It seems that every time period is plagued by trends and styles. I am old enough to have seen many come and go. In my teens, it was “Do your own thing; be an individual; peace, love.” I watched some of the music, now rock classics, yield to the sensitive, bland, forgotten music of the late ’70’s. I remember fading out of pop culture in the late ’70’s and listening to classical music (symphony, not rock). Then came the ’80’s with money, power, cocaine, preps and Yuppies. I rebelled against these values angrily, though I was, myself, a prep at Harvard. I can’t find a trend that dominated the ’90’s. But today, it seems that LGBT is the centre of gravity, along with eco-justice, women’s issues, and pop culture.
I’d like to think that in universities there is free intellectual inquiry. But this is not the case. There are styles and trends there too. Back in the late ’50’s, symbolic logic was the rage. Philosophers and even anthropologists wrote their ideas in those strange (laughable) symbols trying to look all mathematical and scientific. That eventually got debunked. Then I remember existentialism coming around. When I was in grad school and when I graduated from grad school, it was all gender issues, power dynamics, wealth and poverty issues, and Nietzsche was the prevailing world-view, along with Richard Rorty. I watched Derrida and deconstruction come and go in about a decade.
The thing about trends is that there is power behind them. If a person wants to talk to others in society, he or she needs to buy into the current trends. The alternative appears to be isolation. And if a person wants to publish, one needs to write and think in the terms that are current. But I believe that everyone has an intuitive sense of the true. I believe that Emerson called it the Oversoul. We know when a given trend is ridiculous, or doesn’t fit with human experience we know. We sense the vacuity of certain ideologies. I believe that’s why I turned to classical music in the late ’70’s, for instance.

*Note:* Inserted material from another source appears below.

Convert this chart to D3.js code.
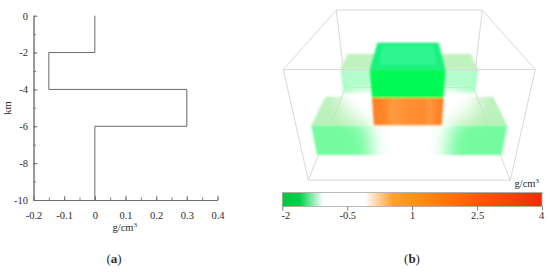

Some people dedicate their lives to following trends. It is their quest to recognize the prevailing trends immediately so that they can be in the vanguard. In the ’90’s it was goatees, in the mid-2000’s it was mountain-man beards. Maybe in Hollywood or fashion this is a necessity to survive or to make a fortune. But I suppose there is enough of the old hippie in me not to worry too much about trends and to follow my Oversoul.
Oct 20, 2017 @ 19:27:17
I agree with your reflection about trends, particularly when you refer to the philosphers of each era, and your own journey through them. Nice reference to the Oversoul concept of Emerson. I remember being taken in by Nietzsche’s Twilight of the Gods.